Print the material below exactly as it stands, please, from its first line to the line holding "(0,0) rectangle (978,1192);", with no pictures.

○ ○ ○ ○ ○

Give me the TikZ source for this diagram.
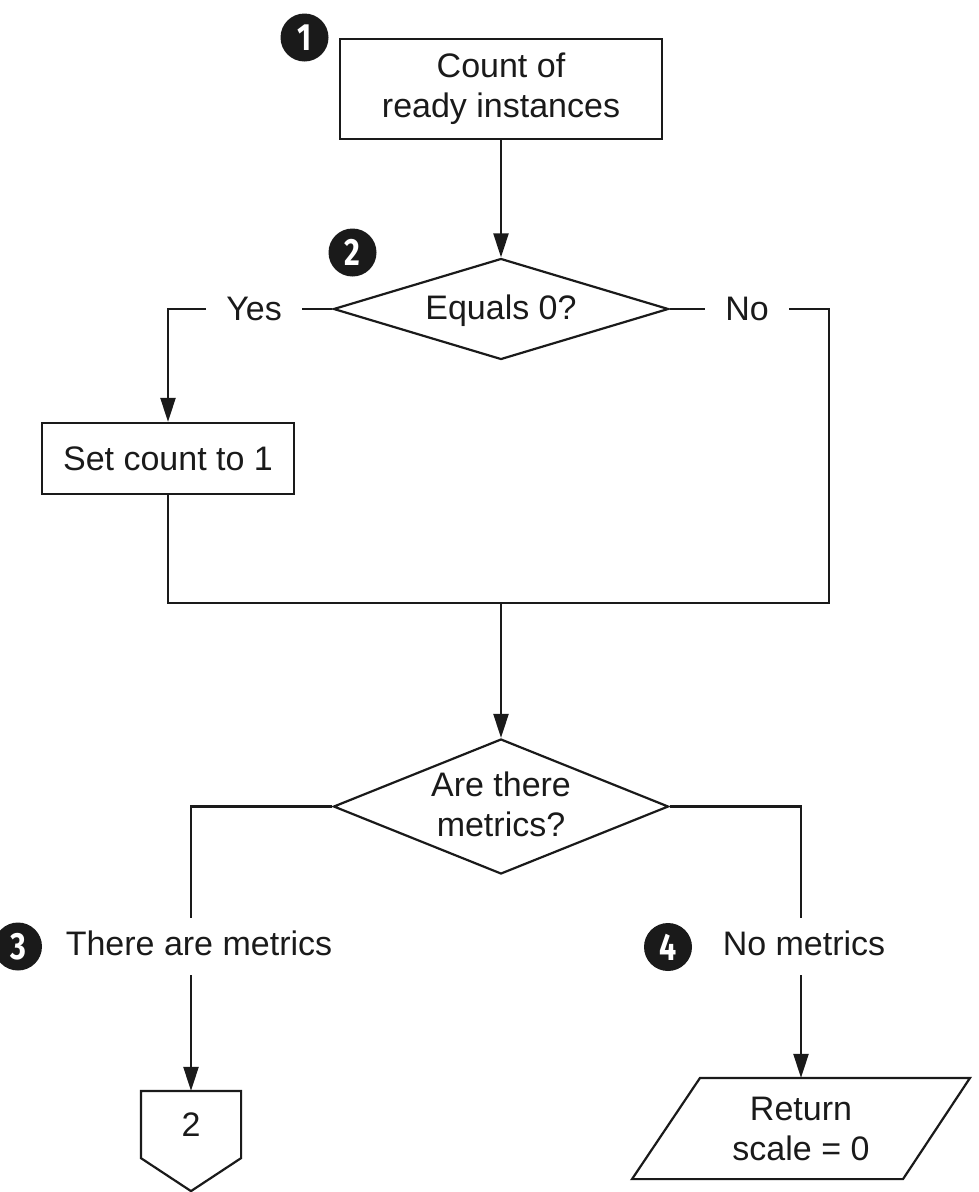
\documentclass[tikz,border=0pt]{standalone}
\usepackage{fontspec}
\setmainfont{Liberation Sans}
\newfontfamily\badgefont{Fira Sans}
\usetikzlibrary{shapes.geometric,arrows.meta}
\definecolor{ink}{HTML}{1A1A1A}
\begin{document}
\begin{tikzpicture}[x=1pt,y=-1pt,line width=2.2pt,draw=ink,text=ink,
  txt/.style={font=\fontsize{34}{40}\selectfont},
  box/.style={draw,rectangle,inner sep=0pt,align=center,txt},
  dia/.style={draw,diamond,inner sep=0pt},
  lbl/.style={inner sep=0pt,txt},
  hollow/.style={rectangle,inner sep=0pt,align=center,txt},
  badge/.style={circle,fill=ink,minimum size=48pt,inner sep=0pt,text=white,
    font=\badgefont\bfseries\fontsize{38}{38}\selectfont},
  arr/.style={-{Triangle[length=24pt,width=15pt]}}]
\useasboundingbox (0,0) rectangle (978,1192);

% nodes
\node[box,minimum width=322pt,minimum height=100pt] (cnt) at (501,89) {Count of\\ready instances};
\node[dia,minimum width=335pt,minimum height=101pt] (d1) at (501,309) {};
\node[hollow] (d1t) at (501,311) {Equals 0?};
\node[box,minimum width=252pt,minimum height=71pt] (setc) at (168,458.5) {Set count to 1};
\node[dia,minimum width=335pt,minimum height=135pt] (d2) at (501,806.5) {};
\node[hollow] (d2t) at (501,804) {Are there\\metrics?};
\node[lbl,inner xsep=19pt] (yes) at (254,309) {Yes};
\node[lbl,inner xsep=19.5pt] (no) at (747,309) {No};
\node[lbl] (lab3) at (199,943) {There are metrics};
\node[lbl] (lab4) at (804,943) {No metrics};
\node[hollow,minimum width=98pt,minimum height=65pt] (pg) at (191,1124.5) {\raisebox{-3pt}{2}};
\node[hollow,minimum width=270pt,minimum height=99pt] (ret) at (801,1128.5) {Return\\scale = 0};

% badges
\node[badge] (n1) at (304.5,37.5) {\scalebox{0.8}[1]{1}};
\node[badge] (n2) at (352.5,252.5) {\scalebox{0.8}[1]{2}};
\node[badge] (n3) at (18,946.5) {\scalebox{0.8}[1]{3}};
\node[badge] (n4) at (668,947) {\scalebox{0.8}[1]{4}};

% shapes drawn around hollow nodes
\draw (pg.north west) -- (pg.north east) -- (pg.south east)
  -- ([yshift=-33pt]pg.south) -- (pg.south west) -- cycle;
\draw ([xshift=-101pt]ret.north) -- ([xshift=169pt]ret.north)
  -- ([xshift=102pt]ret.south) -- ([xshift=-169pt]ret.south) -- cycle;

% coordinates
\coordinate (mr) at (829,603);
\coordinate (b3t) at (191,918);
\coordinate (b3b) at (191,975);
\coordinate (b4t) at (801,918);
\coordinate (b4b) at (801,975);

% connectors
\draw[arr] (cnt.south) -- (d1.north);
\draw (d1.west) -- (d1.west -| yes.east);
\draw[arr] (d1.west -| yes.west) -| (setc.north);
\draw (d1.east) -- (d1.east -| no.west);
\draw (d1.east -| no.east) -| (mr) -| (setc.south);
\draw[arr] (d2.north |- mr) -- (d2.north);
\draw (d2.west) -| (b3t);
\draw[arr] (b3b) -- (pg.north);
\draw (d2.east) -| (b4t);
\draw[arr] (b4b) -- (ret.north);
\end{tikzpicture}
\end{document}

○ ○ ○ ○ ○

Reply:
Give me the TikZ source for this diagram.
\documentclass[tikz,border=0pt]{standalone}
\usepackage{fontspec}
\setmainfont{Liberation Sans}
\newfontfamily\badgefont{Fira Sans}
\usetikzlibrary{shapes.geometric,arrows.meta}
\definecolor{ink}{HTML}{1A1A1A}
\begin{document}
\begin{tikzpicture}[x=1pt,y=-1pt,line width=2.2pt,draw=ink,text=ink,
  txt/.style={font=\fontsize{34}{40}\selectfont},
  box/.style={draw,rectangle,inner sep=0pt,align=center,txt},
  dia/.style={draw,diamond,inner sep=0pt},
  lbl/.style={inner sep=0pt,txt},
  hollow/.style={rectangle,inner sep=0pt,align=center,txt},
  badge/.style={circle,fill=ink,minimum size=48pt,inner sep=0pt,text=white,
    font=\badgefont\bfseries\fontsize{38}{38}\selectfont},
  arr/.style={-{Triangle[length=24pt,width=15pt]}}]
\useasboundingbox (0,0) rectangle (978,1192);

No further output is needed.